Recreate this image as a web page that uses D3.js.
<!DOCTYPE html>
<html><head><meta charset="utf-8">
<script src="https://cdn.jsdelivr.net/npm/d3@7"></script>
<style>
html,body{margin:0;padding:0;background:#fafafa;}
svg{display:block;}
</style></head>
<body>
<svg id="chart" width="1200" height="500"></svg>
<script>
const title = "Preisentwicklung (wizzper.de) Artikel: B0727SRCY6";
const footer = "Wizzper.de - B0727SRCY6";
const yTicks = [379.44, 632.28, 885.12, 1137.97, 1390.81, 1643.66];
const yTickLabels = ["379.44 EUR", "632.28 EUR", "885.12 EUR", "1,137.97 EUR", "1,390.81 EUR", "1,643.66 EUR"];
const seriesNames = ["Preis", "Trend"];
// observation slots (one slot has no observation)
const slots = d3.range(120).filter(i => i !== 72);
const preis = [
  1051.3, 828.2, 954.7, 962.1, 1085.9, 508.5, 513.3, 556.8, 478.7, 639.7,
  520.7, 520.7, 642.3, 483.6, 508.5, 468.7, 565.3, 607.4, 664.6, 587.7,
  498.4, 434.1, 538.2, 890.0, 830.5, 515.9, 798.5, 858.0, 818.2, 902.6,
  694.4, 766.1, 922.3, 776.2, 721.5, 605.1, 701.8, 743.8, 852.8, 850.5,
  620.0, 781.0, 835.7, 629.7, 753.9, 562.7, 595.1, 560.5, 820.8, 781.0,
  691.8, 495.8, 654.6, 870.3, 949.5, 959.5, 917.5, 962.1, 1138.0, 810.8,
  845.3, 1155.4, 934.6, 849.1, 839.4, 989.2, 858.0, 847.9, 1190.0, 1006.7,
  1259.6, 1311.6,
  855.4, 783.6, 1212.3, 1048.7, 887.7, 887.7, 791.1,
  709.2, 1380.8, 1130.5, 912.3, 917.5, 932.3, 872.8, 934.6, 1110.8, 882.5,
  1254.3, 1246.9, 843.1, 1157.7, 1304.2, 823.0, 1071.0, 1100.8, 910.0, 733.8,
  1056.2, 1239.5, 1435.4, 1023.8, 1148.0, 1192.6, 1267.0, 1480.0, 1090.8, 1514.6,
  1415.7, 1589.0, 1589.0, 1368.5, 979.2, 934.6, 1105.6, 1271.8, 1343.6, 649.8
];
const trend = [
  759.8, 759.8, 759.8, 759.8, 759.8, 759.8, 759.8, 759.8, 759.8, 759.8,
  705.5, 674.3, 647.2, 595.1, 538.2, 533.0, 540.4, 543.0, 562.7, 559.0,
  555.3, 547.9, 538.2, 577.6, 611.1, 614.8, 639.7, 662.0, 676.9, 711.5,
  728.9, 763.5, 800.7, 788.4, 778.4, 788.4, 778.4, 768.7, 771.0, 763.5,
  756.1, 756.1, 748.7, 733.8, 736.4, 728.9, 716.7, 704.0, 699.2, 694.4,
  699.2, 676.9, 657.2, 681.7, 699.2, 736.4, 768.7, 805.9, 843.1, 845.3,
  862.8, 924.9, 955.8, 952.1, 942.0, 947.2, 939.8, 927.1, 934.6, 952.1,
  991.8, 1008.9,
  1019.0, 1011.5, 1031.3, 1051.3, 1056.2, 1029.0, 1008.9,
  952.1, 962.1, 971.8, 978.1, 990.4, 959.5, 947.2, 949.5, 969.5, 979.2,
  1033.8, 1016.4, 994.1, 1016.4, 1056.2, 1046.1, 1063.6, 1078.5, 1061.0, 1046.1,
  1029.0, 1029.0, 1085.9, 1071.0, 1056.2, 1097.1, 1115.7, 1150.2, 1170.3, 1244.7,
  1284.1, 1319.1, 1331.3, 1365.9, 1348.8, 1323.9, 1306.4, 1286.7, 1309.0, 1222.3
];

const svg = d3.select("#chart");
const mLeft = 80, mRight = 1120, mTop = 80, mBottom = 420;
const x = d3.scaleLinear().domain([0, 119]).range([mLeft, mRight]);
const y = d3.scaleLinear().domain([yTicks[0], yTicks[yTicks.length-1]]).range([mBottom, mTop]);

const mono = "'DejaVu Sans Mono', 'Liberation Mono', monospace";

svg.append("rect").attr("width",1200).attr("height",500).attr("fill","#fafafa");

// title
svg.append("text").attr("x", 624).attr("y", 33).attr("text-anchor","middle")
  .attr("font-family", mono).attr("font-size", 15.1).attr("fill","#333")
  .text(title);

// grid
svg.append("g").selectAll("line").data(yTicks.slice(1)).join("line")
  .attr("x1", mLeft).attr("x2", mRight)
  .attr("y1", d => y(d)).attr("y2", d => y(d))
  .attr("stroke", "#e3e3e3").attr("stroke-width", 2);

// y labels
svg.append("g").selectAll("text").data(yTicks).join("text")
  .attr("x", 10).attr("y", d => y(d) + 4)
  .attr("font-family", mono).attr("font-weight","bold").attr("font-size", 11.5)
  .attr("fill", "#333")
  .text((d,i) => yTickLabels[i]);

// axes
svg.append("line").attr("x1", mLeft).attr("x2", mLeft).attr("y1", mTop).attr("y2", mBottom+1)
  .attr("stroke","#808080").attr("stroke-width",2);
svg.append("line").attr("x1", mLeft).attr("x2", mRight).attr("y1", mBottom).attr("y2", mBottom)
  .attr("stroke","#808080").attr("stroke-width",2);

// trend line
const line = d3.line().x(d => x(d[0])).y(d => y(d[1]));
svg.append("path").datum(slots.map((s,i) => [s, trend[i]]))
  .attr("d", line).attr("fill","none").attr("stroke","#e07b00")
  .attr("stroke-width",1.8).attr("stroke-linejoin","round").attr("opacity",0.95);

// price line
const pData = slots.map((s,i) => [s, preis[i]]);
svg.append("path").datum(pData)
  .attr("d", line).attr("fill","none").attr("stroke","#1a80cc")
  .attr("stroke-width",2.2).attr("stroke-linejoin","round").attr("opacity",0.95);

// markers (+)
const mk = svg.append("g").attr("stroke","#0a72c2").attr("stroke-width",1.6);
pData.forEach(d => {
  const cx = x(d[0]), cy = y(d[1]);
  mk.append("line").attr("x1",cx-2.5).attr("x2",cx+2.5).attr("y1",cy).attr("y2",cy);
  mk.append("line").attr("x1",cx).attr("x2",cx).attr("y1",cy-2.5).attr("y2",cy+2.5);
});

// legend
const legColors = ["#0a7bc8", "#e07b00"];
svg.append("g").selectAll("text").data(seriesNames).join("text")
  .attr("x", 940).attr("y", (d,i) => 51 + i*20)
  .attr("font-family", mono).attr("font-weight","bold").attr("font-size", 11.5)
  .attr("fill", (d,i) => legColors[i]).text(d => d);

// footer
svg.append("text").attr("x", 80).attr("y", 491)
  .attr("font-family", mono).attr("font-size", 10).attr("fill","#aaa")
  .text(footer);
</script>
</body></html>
◆ ◆ ◆ ◆ ◆ ◆ ◆
▶ **Exercise instructions**
Your task is to repeat the data exactly; please include every line.

▶ **The completed task**
Recreate this image as a web page that uses D3.js.
<!DOCTYPE html>
<html><head><meta charset="utf-8">
<script src="https://cdn.jsdelivr.net/npm/d3@7"></script>
<style>
html,body{margin:0;padding:0;background:#fafafa;}
svg{display:block;}
</style></head>
<body>
<svg id="chart" width="1200" height="500"></svg>
<script>
const title = "Preisentwicklung (wizzper.de) Artikel: B0727SRCY6";
const footer = "Wizzper.de - B0727SRCY6";
const yTicks = [379.44, 632.28, 885.12, 1137.97, 1390.81, 1643.66];
const yTickLabels = ["379.44 EUR", "632.28 EUR", "885.12 EUR", "1,137.97 EUR", "1,390.81 EUR", "1,643.66 EUR"];
const seriesNames = ["Preis", "Trend"];
// observation slots (one slot has no observation)
const slots = d3.range(120).filter(i => i !== 72);
const preis = [
  1051.3, 828.2, 954.7, 962.1, 1085.9, 508.5, 513.3, 556.8, 478.7, 639.7,
  520.7, 520.7, 642.3, 483.6, 508.5, 468.7, 565.3, 607.4, 664.6, 587.7,
  498.4, 434.1, 538.2, 890.0, 830.5, 515.9, 798.5, 858.0, 818.2, 902.6,
  694.4, 766.1, 922.3, 776.2, 721.5, 605.1, 701.8, 743.8, 852.8, 850.5,
  620.0, 781.0, 835.7, 629.7, 753.9, 562.7, 595.1, 560.5, 820.8, 781.0,
  691.8, 495.8, 654.6, 870.3, 949.5, 959.5, 917.5, 962.1, 1138.0, 810.8,
  845.3, 1155.4, 934.6, 849.1, 839.4, 989.2, 858.0, 847.9, 1190.0, 1006.7,
  1259.6, 1311.6,
  855.4, 783.6, 1212.3, 1048.7, 887.7, 887.7, 791.1,
  709.2, 1380.8, 1130.5, 912.3, 917.5, 932.3, 872.8, 934.6, 1110.8, 882.5,
  1254.3, 1246.9, 843.1, 1157.7, 1304.2, 823.0, 1071.0, 1100.8, 910.0, 733.8,
  1056.2, 1239.5, 1435.4, 1023.8, 1148.0, 1192.6, 1267.0, 1480.0, 1090.8, 1514.6,
  1415.7, 1589.0, 1589.0, 1368.5, 979.2, 934.6, 1105.6, 1271.8, 1343.6, 649.8
];
const trend = [
  759.8, 759.8, 759.8, 759.8, 759.8, 759.8, 759.8, 759.8, 759.8, 759.8,
  705.5, 674.3, 647.2, 595.1, 538.2, 533.0, 540.4, 543.0, 562.7, 559.0,
  555.3, 547.9, 538.2, 577.6, 611.1, 614.8, 639.7, 662.0, 676.9, 711.5,
  728.9, 763.5, 800.7, 788.4, 778.4, 788.4, 778.4, 768.7, 771.0, 763.5,
  756.1, 756.1, 748.7, 733.8, 736.4, 728.9, 716.7, 704.0, 699.2, 694.4,
  699.2, 676.9, 657.2, 681.7, 699.2, 736.4, 768.7, 805.9, 843.1, 845.3,
  862.8, 924.9, 955.8, 952.1, 942.0, 947.2, 939.8, 927.1, 934.6, 952.1,
  991.8, 1008.9,
  1019.0, 1011.5, 1031.3, 1051.3, 1056.2, 1029.0, 1008.9,
  952.1, 962.1, 971.8, 978.1, 990.4, 959.5, 947.2, 949.5, 969.5, 979.2,
  1033.8, 1016.4, 994.1, 1016.4, 1056.2, 1046.1, 1063.6, 1078.5, 1061.0, 1046.1,
  1029.0, 1029.0, 1085.9, 1071.0, 1056.2, 1097.1, 1115.7, 1150.2, 1170.3, 1244.7,
  1284.1, 1319.1, 1331.3, 1365.9, 1348.8, 1323.9, 1306.4, 1286.7, 1309.0, 1222.3
];

const svg = d3.select("#chart");
const mLeft = 80, mRight = 1120, mTop = 80, mBottom = 420;
const x = d3.scaleLinear().domain([0, 119]).range([mLeft, mRight]);
const y = d3.scaleLinear().domain([yTicks[0], yTicks[yTicks.length-1]]).range([mBottom, mTop]);

const mono = "'DejaVu Sans Mono', 'Liberation Mono', monospace";

svg.append("rect").attr("width",1200).attr("height",500).attr("fill","#fafafa");

// title
svg.append("text").attr("x", 624).attr("y", 33).attr("text-anchor","middle")
  .attr("font-family", mono).attr("font-size", 15.1).attr("fill","#333")
  .text(title);

// grid
svg.append("g").selectAll("line").data(yTicks.slice(1)).join("line")
  .attr("x1", mLeft).attr("x2", mRight)
  .attr("y1", d => y(d)).attr("y2", d => y(d))
  .attr("stroke", "#e3e3e3").attr("stroke-width", 2);

// y labels
svg.append("g").selectAll("text").data(yTicks).join("text")
  .attr("x", 10).attr("y", d => y(d) + 4)
  .attr("font-family", mono).attr("font-weight","bold").attr("font-size", 11.5)
  .attr("fill", "#333")
  .text((d,i) => yTickLabels[i]);

// axes
svg.append("line").attr("x1", mLeft).attr("x2", mLeft).attr("y1", mTop).attr("y2", mBottom+1)
  .attr("stroke","#808080").attr("stroke-width",2);
svg.append("line").attr("x1", mLeft).attr("x2", mRight).attr("y1", mBottom).attr("y2", mBottom)
  .attr("stroke","#808080").attr("stroke-width",2);

// trend line
const line = d3.line().x(d => x(d[0])).y(d => y(d[1]));
svg.append("path").datum(slots.map((s,i) => [s, trend[i]]))
  .attr("d", line).attr("fill","none").attr("stroke","#e07b00")
  .attr("stroke-width",1.8).attr("stroke-linejoin","round").attr("opacity",0.95);

// price line
const pData = slots.map((s,i) => [s, preis[i]]);
svg.append("path").datum(pData)
  .attr("d", line).attr("fill","none").attr("stroke","#1a80cc")
  .attr("stroke-width",2.2).attr("stroke-linejoin","round").attr("opacity",0.95);

// markers (+)
const mk = svg.append("g").attr("stroke","#0a72c2").attr("stroke-width",1.6);
pData.forEach(d => {
  const cx = x(d[0]), cy = y(d[1]);
  mk.append("line").attr("x1",cx-2.5).attr("x2",cx+2.5).attr("y1",cy).attr("y2",cy);
  mk.append("line").attr("x1",cx).attr("x2",cx).attr("y1",cy-2.5).attr("y2",cy+2.5);
});

// legend
const legColors = ["#0a7bc8", "#e07b00"];
svg.append("g").selectAll("text").data(seriesNames).join("text")
  .attr("x", 940).attr("y", (d,i) => 51 + i*20)
  .attr("font-family", mono).attr("font-weight","bold").attr("font-size", 11.5)
  .attr("fill", (d,i) => legColors[i]).text(d => d);

// footer
svg.append("text").attr("x", 80).attr("y", 491)
  .attr("font-family", mono).attr("font-size", 10).attr("fill","#aaa")
  .text(footer);
</script>
</body></html>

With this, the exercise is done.